Features of an index fund

  • It is a mutual fund that passively tracks and replicates a market index—such as the Nifty 50 or Sensex—by automatically investing in the same stocks in the same proportions. 
  • This does not outperform the market; it just replicates the market. 
  • It is managed by algorithms, not by fund managers. Hence called as a passive fund.

Why Index funds are suitable for long-term investing

1. Diversification–investing in different companies in the index—reduces risk and helps offset the impact of any single company’s fall. 

2. Minimal costs will be applicable for covering the expenses of the company, thus helping you to stay invested and grow financially over time. 

3. Over long periods, stock markets tend to grow, and index funds grow with the market.

4. Unlike a regular investment, which requires constant monitoring and frequent adjustments, index funds provide a window for your investment to spread across companies, thus reducing risks and improving potential growth. 

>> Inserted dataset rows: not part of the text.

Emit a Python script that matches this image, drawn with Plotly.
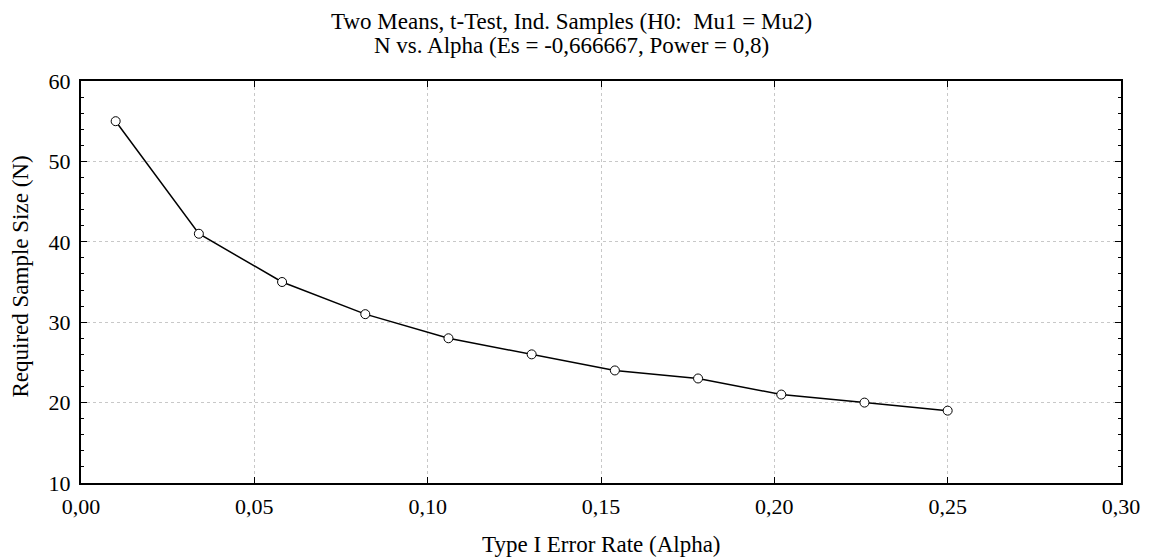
import plotly.graph_objects as go

alpha = [0.010, 0.034, 0.058, 0.082, 0.106, 0.130, 0.154, 0.178, 0.202, 0.226, 0.250]
n_required = [55, 41, 35, 31, 28, 26, 24, 23, 21, 20, 19]

title_lines = ["Two Means, t-Test, Ind. Samples (H0:  Mu1 = Mu2)",
               "N vs. Alpha (Es = -0,666667, Power = 0,8)"]
x_title = "Type I Error Rate (Alpha)"
y_title = "Required Sample Size (N)"

font_family = "Liberation Serif, Times New Roman, serif"

fig = go.Figure()
fig.add_trace(go.Scatter(
    x=alpha, y=n_required, mode="lines+markers",
    line=dict(color="black", width=1.5),
    marker=dict(symbol="circle", size=9, color="white",
                line=dict(color="black", width=1)),
    showlegend=False,
))

axis_common = dict(
    showline=True, linecolor="black", linewidth=2, mirror="ticks",
    ticks="inside", ticklen=6, tickcolor="black", tickwidth=1,
    showgrid=True, gridcolor="#c8c8c8", griddash="dot", gridwidth=1,
    zeroline=False, tickfont=dict(size=22),
)

fig.update_layout(
    width=1144, height=551,
    margin=dict(l=73, r=31, t=73, b=76),
    paper_bgcolor="white", plot_bgcolor="white",
    separators=", ",
    font=dict(family=font_family, color="black", size=22),
    xaxis=dict(range=[0, 0.30], dtick=0.05, tickformat=".2f",
               ticklabelstandoff=3, **axis_common),
    yaxis=dict(range=[10, 60], dtick=10, ticklabelstandoff=4,
               minor=dict(dtick=2, ticks="inside", ticklen=3,
                          tickcolor="black", showgrid=False),
               **axis_common),
)

# titles as annotations for precise placement
for text, shift in zip(title_lines, [60, 36]):
    fig.add_annotation(text=text, xref="paper", yref="paper", x=0.4716, y=1,
                       xanchor="center", yanchor="middle", yshift=shift,
                       showarrow=False, font=dict(size=23, family=font_family))

fig.add_annotation(text=x_title, xref="paper", yref="paper", x=0.5, y=0,
                   xanchor="center", yanchor="middle", yshift=-61,
                   showarrow=False, font=dict(size=23, family=font_family))
fig.add_annotation(text=y_title, xref="paper", yref="paper", x=0, y=0.5,
                   xanchor="center", yanchor="middle", xshift=-61.5, yshift=5,
                   textangle=-90, showarrow=False,
                   font=dict(size=23, family=font_family))

fig.write_html("out.html")
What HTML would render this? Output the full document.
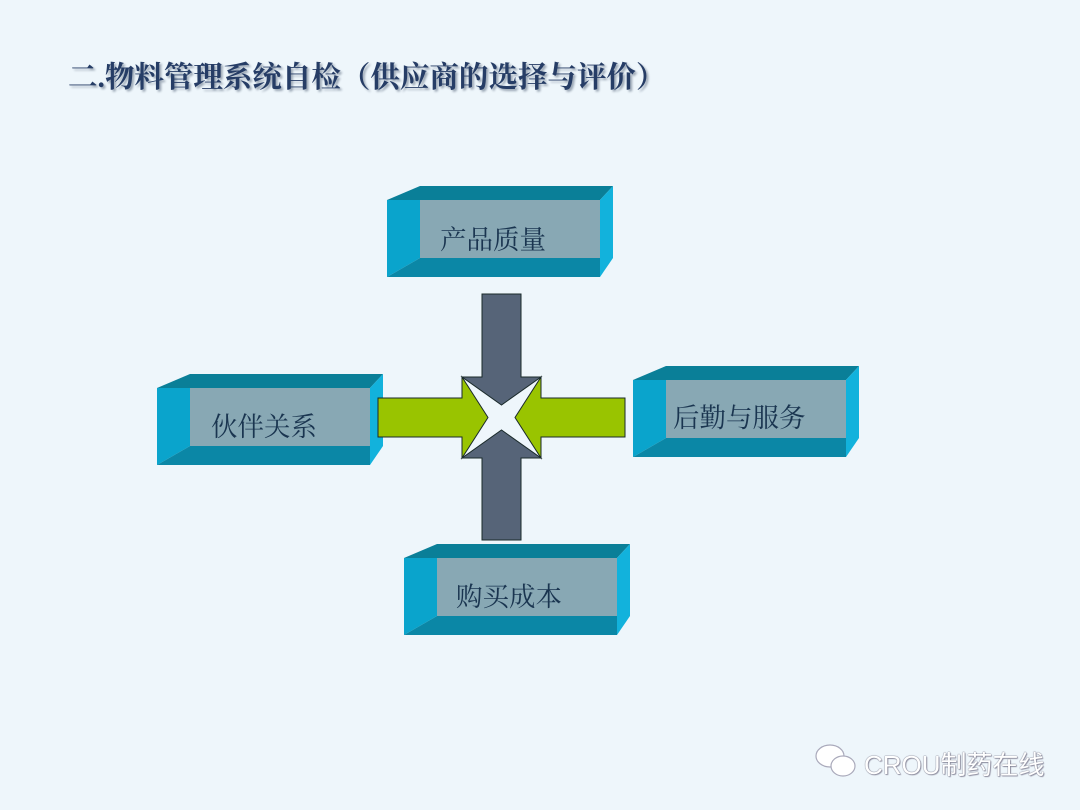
<!DOCTYPE html>
<html><head><meta charset="utf-8"><style>
body{margin:0;width:1080px;height:810px;background:#eef6fb;position:relative;overflow:hidden;font-family:"Liberation Sans","Noto Sans CJK SC",sans-serif}
.t{position:absolute;white-space:nowrap}
</style></head><body>
<div class="t" style="left:68px;top:54px;font-size:29.5px;font-weight:bold;color:#263d66;text-shadow:2px 2px 2px #9aa6b4;font-family:'Liberation Serif','Noto Serif CJK SC',serif">二.物料管理系统自检（供应商的选择与评价）</div>
<svg width="1080" height="810" style="position:absolute;left:0;top:0">
<defs>
<g id="box">
<polygon points="0,14 33,0 226,0 213,14" fill="#0a7f98"/>
<polygon points="213,14 226,0 226,72 213,91" fill="#12b2dc"/>
<polygon points="0,14 33,14 33,72 0,91" fill="#0aa4cc"/>
<polygon points="0,91 33,72 213,72 213,91" fill="#0b87a6"/>
<rect x="33" y="14" width="180" height="58" fill="#88a8b4"/>
</g>
</defs>
<use href="#box" x="387" y="186"/>
<use href="#box" x="157" y="374"/>
<use href="#box" x="633" y="366"/>
<use href="#box" x="404" y="544"/>
<g stroke="#1a2a2a" stroke-width="1">
<polygon points="482,294 521,294 521,377 541,377 501.5,405 462,377 482,377" fill="#566478"/>
<polygon points="482,540 521,540 521,458 541,458 501.5,430 462,458 482,458" fill="#566478"/>
<polygon points="378,398 462,398 462,377 488,417.5 462,458 462,437 378,437" fill="#99c400"/>
<polygon points="625,398 541,398 541,377 515,417.5 541,458 541,437 625,437" fill="#99c400"/>
</g>
<g font-family="Liberation Serif,Noto Serif CJK SC,serif" font-size="26.5" fill="#1a3550">
<text x="440" y="249">产品质量</text>
<text x="211" y="436">伙伴关系</text>
<text x="673" y="427">后勤与服务</text>
<text x="456" y="606">购买成本</text>
</g>
<g fill="#fff" stroke="#aab" stroke-width="1.2">
<ellipse cx="830" cy="756" rx="14" ry="11"/>
<ellipse cx="843" cy="766" rx="12" ry="10"/>
</g>
</svg>
<div class="t" style="left:864px;top:745px;font-size:26px;color:#fff;text-shadow:0 0 1px #778,0 0 1px #778,1px 1px 1px #99a">CROU制药在线</div>
</body></html>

5. Index funds are one of the most reliable long-term wealth creation tools available to retail investors.

6. India’s GDP growth, demographics, and expanding corporate earnings support continued market growth.

7. As of early 2026, India’s mutual fund industry has crossed Rs 81 lakh crore AUM, reflecting massive retail trust in this asset class.

8. Passive funds now account for over 17% of India’s total mutual fund AUM, up from under 4% a decade ago.

9. For salaried individuals, a consistent SIP in the Nifty 50 Index Fund over 20–25 years can realistically create a retirement corpus of Rs 1–2 crore.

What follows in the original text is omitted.